>> Start

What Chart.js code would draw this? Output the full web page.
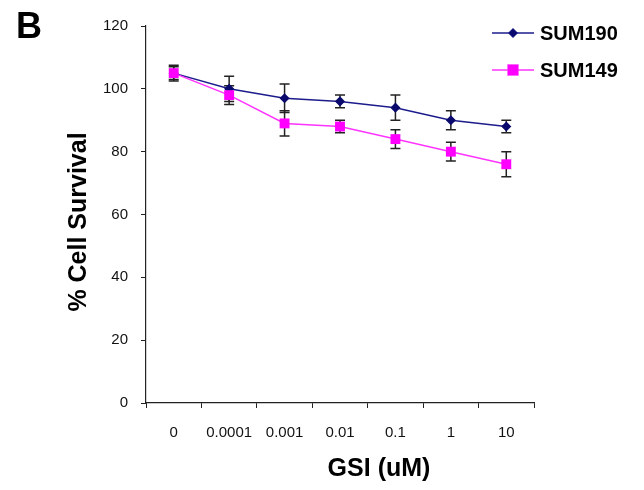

>> End
>> Start

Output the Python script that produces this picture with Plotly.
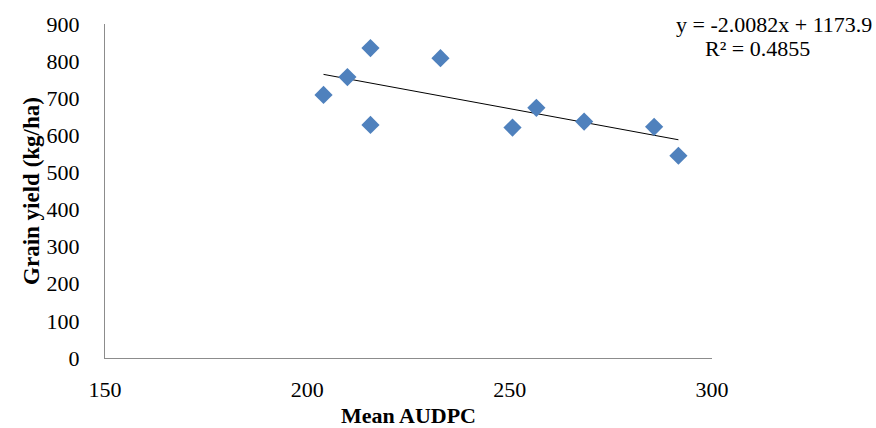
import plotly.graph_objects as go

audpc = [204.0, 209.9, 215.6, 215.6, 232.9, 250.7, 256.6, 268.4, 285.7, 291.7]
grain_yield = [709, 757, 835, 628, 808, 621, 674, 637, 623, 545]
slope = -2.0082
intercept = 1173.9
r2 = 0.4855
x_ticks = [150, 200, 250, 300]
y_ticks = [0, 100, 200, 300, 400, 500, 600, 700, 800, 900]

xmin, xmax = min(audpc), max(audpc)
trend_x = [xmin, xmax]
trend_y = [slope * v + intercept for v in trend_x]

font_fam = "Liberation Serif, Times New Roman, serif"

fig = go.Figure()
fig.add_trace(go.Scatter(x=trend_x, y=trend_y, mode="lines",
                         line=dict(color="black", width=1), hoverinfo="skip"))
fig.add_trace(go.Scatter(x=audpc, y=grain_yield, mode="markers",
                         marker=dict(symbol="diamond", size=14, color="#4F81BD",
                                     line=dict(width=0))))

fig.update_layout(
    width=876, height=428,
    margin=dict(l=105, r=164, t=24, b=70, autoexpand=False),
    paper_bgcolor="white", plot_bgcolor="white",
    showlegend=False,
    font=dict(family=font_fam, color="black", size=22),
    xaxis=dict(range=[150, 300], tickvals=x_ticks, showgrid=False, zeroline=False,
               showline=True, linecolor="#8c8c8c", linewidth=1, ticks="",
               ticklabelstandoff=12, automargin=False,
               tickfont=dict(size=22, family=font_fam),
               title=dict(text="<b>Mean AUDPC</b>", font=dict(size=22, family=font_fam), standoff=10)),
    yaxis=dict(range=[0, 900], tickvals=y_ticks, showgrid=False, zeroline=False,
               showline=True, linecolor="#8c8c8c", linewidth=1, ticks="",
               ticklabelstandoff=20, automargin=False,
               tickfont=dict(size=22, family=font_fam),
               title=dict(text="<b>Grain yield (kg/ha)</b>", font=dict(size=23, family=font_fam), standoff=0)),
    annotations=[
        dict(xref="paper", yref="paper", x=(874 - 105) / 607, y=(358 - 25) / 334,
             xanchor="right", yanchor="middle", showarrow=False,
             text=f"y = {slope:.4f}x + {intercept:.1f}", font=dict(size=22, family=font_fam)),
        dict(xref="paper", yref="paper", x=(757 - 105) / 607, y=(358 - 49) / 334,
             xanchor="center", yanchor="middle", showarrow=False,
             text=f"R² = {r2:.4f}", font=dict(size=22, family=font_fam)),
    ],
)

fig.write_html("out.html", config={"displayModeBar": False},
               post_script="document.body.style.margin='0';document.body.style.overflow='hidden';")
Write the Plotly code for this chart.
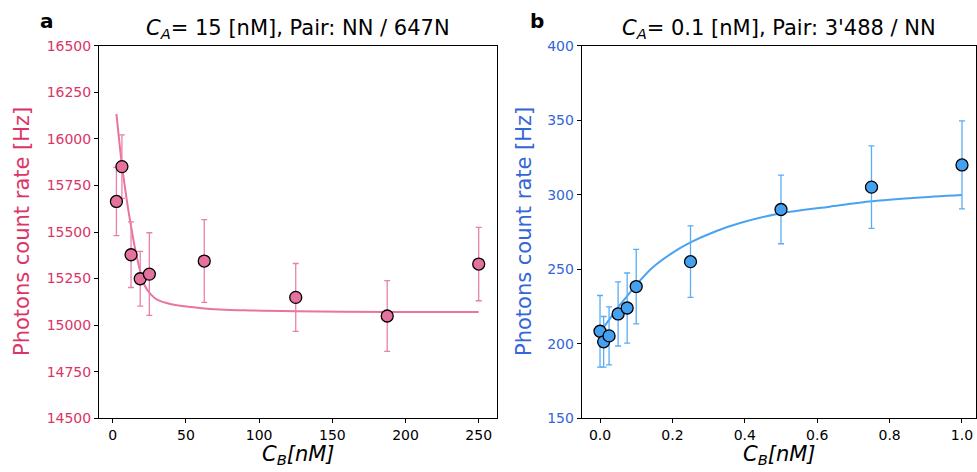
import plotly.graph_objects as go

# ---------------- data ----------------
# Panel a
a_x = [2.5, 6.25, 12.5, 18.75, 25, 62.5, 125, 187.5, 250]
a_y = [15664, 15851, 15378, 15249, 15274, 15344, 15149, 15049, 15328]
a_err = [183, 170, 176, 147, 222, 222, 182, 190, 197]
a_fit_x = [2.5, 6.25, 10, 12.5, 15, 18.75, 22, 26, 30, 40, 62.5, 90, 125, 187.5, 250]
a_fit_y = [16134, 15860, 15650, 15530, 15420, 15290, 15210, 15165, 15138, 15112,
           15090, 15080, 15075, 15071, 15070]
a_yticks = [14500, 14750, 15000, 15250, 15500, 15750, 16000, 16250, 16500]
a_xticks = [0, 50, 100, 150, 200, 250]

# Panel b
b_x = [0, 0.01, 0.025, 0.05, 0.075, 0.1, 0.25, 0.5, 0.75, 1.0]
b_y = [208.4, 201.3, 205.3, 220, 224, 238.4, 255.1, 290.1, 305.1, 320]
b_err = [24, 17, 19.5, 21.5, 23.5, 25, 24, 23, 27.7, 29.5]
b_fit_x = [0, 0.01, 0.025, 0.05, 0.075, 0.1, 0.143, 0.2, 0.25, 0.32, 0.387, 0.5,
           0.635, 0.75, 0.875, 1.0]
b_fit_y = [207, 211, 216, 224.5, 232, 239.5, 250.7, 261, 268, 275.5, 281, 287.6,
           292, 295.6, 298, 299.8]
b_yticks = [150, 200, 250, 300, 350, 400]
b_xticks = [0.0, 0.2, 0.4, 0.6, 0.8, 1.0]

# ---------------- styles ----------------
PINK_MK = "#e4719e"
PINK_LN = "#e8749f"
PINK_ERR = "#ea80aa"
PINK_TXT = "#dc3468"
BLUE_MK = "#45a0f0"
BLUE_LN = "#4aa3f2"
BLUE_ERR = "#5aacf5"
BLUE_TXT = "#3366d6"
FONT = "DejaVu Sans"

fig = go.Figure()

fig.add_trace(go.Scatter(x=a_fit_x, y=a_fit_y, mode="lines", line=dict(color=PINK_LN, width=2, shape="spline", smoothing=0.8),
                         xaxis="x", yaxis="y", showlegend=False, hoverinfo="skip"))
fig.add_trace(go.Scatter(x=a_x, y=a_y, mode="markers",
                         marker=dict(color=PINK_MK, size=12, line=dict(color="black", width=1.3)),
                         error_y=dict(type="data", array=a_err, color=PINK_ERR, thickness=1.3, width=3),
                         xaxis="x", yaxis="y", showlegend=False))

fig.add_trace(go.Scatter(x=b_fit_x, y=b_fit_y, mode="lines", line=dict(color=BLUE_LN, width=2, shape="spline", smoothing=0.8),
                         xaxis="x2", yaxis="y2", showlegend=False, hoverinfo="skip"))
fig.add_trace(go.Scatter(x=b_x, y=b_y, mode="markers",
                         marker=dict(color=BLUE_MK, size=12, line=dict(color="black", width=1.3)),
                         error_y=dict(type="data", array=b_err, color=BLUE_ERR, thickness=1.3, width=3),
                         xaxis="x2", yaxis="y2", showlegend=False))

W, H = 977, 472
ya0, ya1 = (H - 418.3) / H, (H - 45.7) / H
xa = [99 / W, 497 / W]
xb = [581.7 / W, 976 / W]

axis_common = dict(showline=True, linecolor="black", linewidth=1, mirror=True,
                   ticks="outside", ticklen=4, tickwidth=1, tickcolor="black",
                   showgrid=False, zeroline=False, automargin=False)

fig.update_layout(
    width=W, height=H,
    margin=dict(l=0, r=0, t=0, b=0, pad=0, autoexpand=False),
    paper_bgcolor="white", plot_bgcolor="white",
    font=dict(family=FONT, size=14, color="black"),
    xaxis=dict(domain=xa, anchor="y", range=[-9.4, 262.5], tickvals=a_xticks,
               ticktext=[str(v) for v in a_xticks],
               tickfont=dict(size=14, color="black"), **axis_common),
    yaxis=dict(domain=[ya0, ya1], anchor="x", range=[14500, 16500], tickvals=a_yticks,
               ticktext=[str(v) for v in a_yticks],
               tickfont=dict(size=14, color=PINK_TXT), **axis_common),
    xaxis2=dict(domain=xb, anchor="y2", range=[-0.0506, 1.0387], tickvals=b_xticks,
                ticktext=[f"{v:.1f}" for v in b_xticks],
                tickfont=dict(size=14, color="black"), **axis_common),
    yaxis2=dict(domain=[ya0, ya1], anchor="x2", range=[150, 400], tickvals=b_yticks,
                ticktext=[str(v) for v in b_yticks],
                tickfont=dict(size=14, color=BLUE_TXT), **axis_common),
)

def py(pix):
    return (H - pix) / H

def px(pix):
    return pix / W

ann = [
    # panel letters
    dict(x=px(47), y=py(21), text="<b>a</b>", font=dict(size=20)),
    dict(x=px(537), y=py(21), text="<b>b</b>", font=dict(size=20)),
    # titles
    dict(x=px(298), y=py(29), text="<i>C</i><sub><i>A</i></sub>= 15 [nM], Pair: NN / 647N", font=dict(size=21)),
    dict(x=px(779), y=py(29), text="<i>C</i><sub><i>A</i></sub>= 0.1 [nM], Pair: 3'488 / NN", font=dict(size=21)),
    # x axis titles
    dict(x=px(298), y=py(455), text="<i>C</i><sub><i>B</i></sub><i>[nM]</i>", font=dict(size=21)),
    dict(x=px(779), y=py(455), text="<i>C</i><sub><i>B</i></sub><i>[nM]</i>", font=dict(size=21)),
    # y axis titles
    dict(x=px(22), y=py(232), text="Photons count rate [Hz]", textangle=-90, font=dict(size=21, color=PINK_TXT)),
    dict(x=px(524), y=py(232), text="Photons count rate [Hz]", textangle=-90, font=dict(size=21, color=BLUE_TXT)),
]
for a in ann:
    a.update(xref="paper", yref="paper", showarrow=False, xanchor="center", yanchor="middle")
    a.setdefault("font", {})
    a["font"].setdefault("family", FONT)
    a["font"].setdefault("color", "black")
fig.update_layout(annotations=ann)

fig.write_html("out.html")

>> End

- **Your objective**
Search the lines for the word "this" and report how many contain it, by number only.

- **Worked answer**
3